Francisco Varo, Facultad de Teología, Universidad de Navarra
Navidad en tiempos de crisis
Es Nochebuena. Las figuritas de los Reyes Magos reviven al sacarlas de su cajón polvoriento y ponerlas camino del Portal donde están José, la Virgen y el Niño, al calor de la mula y el buey. A lo lejos, los pastores guardan los rebaños en la noche, cuando se les presenta el ángel que anuncia la buena noticia: «Hoy os ha nacido, en la ciudad de David, el Salvador, que es el Cristo, el Señor».
Los niños están contentos poniendo el Belén porque han llegado las vacaciones, pero los mayores ¿podemos unirnos sin más a su fiesta? Estamos sumidos en una profunda crisis. Falta trabajo. Parece que es difícil mirar al futuro con esperanza.
El portal, las casas y las figuras del Nacimiento invitan a mirar al pasado, pero también a reflexionar sobre el presente.
¿Cómo era el Belén de verdad, aquel donde nació Jesús? A comienzos del siglo I, Belén eran poco más de cuatro casas. Sus habitantes vivían de la agricultura y la ganadería. Tenía buenos campos de cereales. Además, en las regiones limítrofes con el desierto, pastaban rebaños de ovejas. En el horizonte todavía hoy se divisa la inconfundible silueta del Herodium, un palacio-fortaleza que Herodes había construido no lejos de allí.
La vida de la gente corriente no era más fácil, cómoda ni segura en aquellos años que ahora. Herodes era un personaje siniestro y sin escrúpulos que se encontró con el poder sin contar con méritos para gobernar. No era judío sino idumeo, pero con sus intrigas en Roma logró los apoyos suficientes para conseguir que los romanos lo reconocieran como rey y hacer efectivo su mando a partir del año 37 a.C. Ha pasado a la historia como el rey cruel que no dudó en erigirse en señor de la vida y de la muerte de sus súbditos, fueran niños o ancianos.

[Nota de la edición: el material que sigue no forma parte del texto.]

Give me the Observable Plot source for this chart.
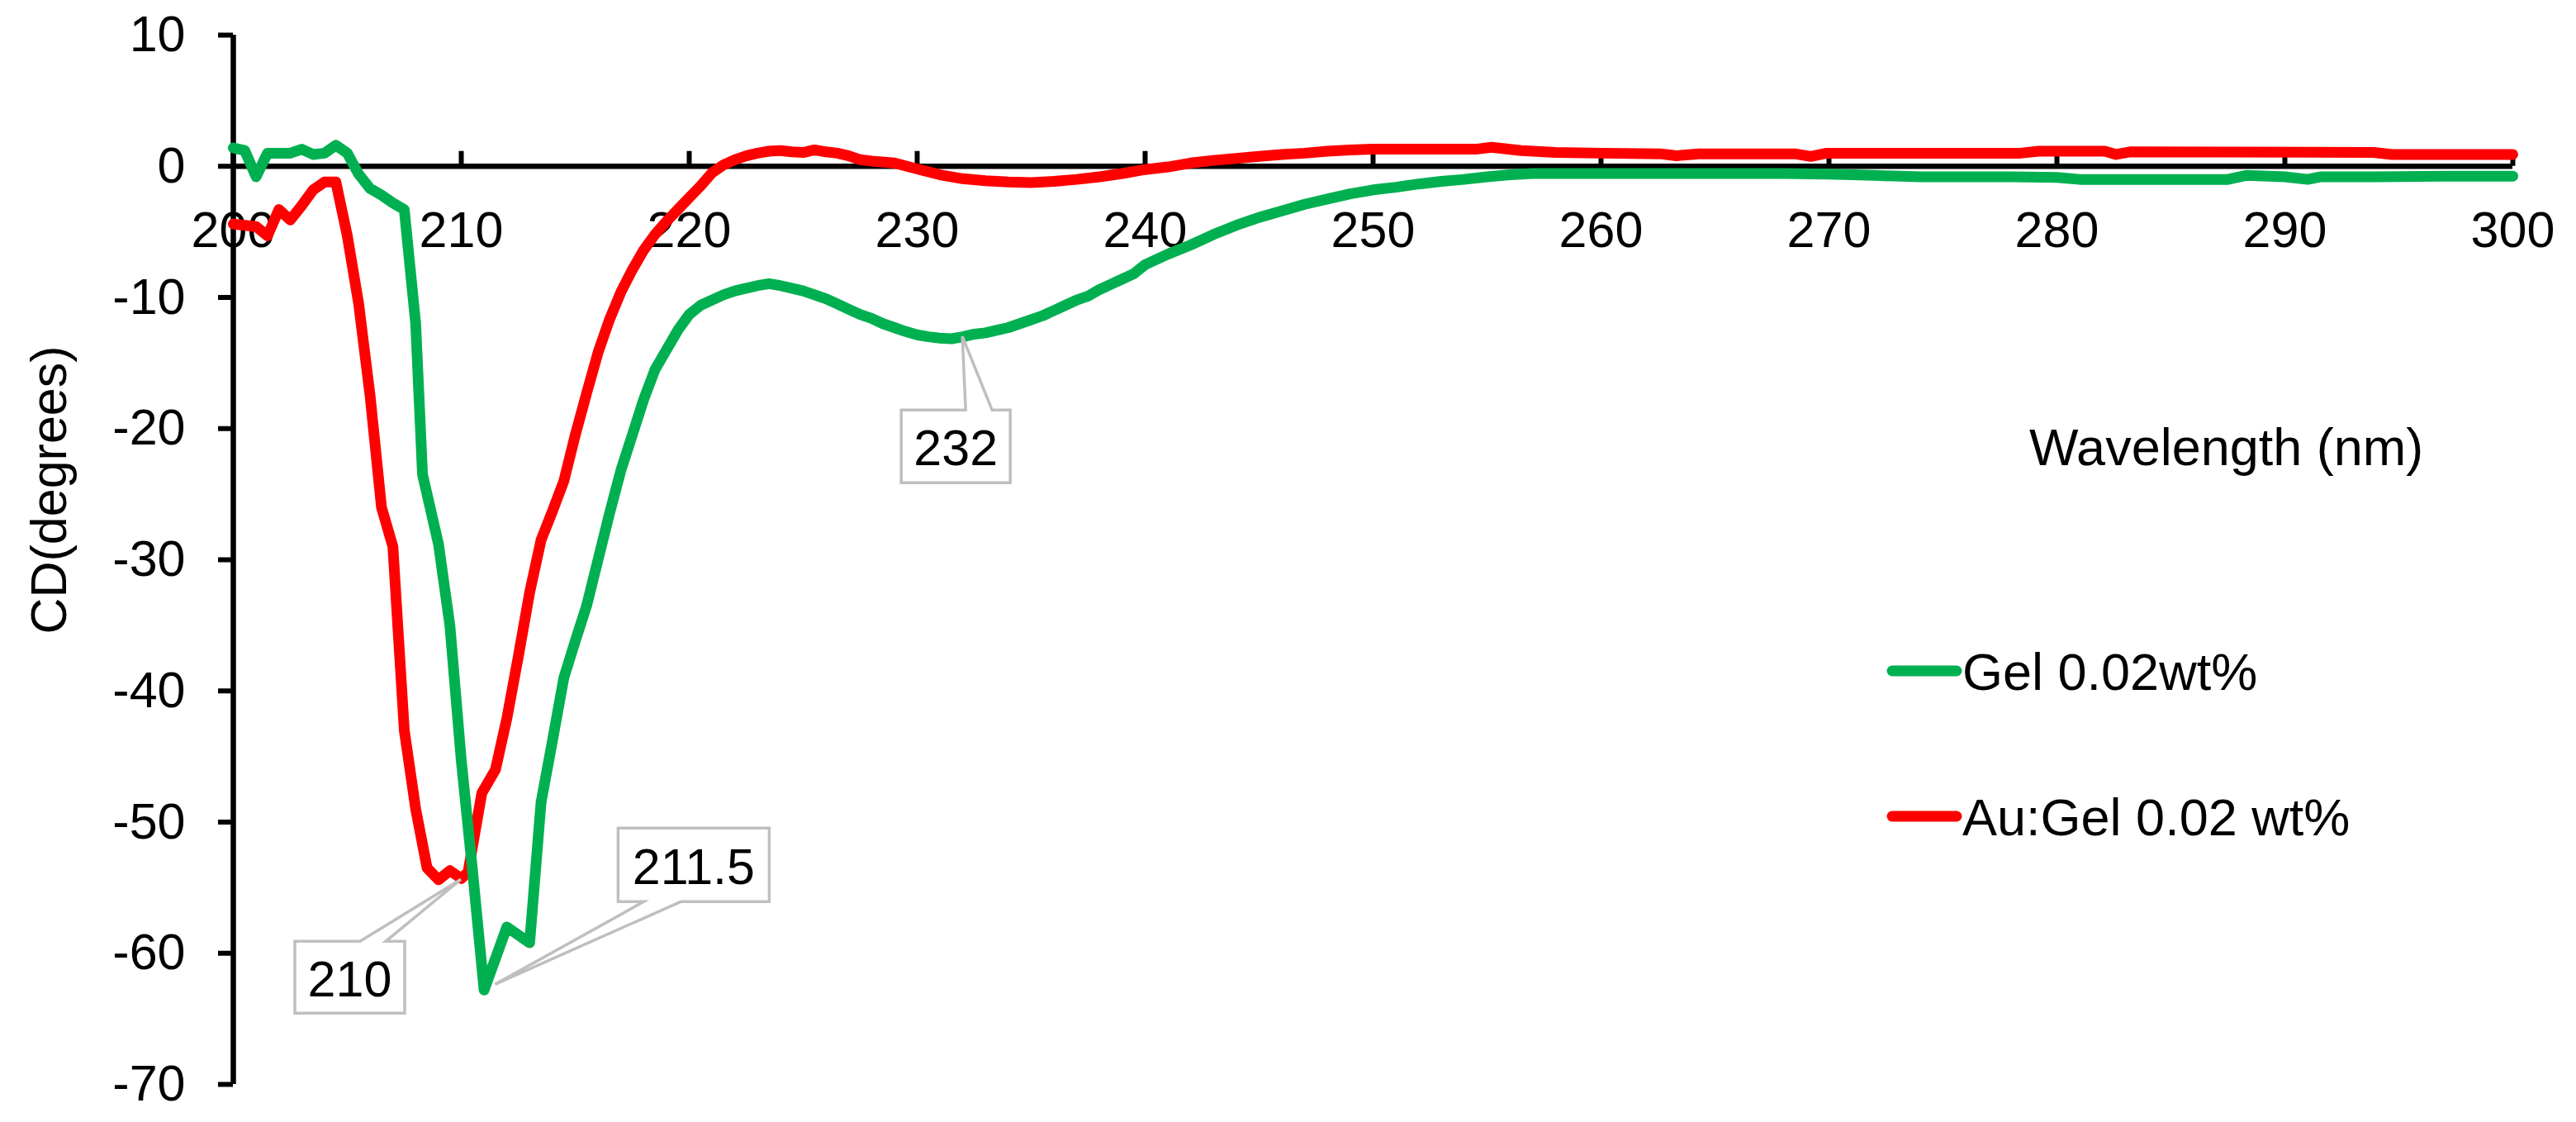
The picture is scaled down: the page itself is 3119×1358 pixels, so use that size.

El pueblo llano de Belén pudo experimentar hasta qué extremo puede cegar el afán de poder: con tal de eliminar a Cristo -¡un niño indefenso, recién nacido!- al que veía como posible competidor de su realeza, ordenó el exterminio de los más inocentes, los niños nacidos en ese pueblo durante los últimos años.
Al cabo de dos milenios hay cosas que han cambiado poco. No faltan quienes como Herodes, al margen de sus opciones políticas, con aciertos y con fallos, desprecian el valor de la vida humana especialmente en los momentos de mayor debilidad: cuando acaba de ser concebida o cuando declina; o están empeñados en apartar de la escena a quienes contemplan como competidores ideológicos.
En cambio, Jesús, ese niño débil e indefenso, es Dios. Está vivo. No nació para buscar conflictos con el poder romano ni con la tiranía de quienes se creían intérpretes infalibles de la Ley, pero no se achantó ante el error, la fuerza del mal ni la injusticia. Traía la verdad, el bien, la luz y la paz que el mundo necesita. Él vino a liberar a todos los hombres y mujeres de todas las tiranías. Ofreció su vida también por sus perseguidores y por quienes lo odiaban, para que también ellos pudieran alcanzar la salvación. Para que pudieran tener una vida feliz y perdurable.
Por eso esta Nochebuena es un buen momento de hablar con alegría de tantas cosas buenas: de qué gran cosa es la familia, qué hermosa la sonrisa de un niño, qué tierna la mirada afectuosa del abuelito enfermo que apenas balbucea. El Niño de Belén nos invita a mirar al futuro con realismo y esperanza, incluso en tiempos de crisis.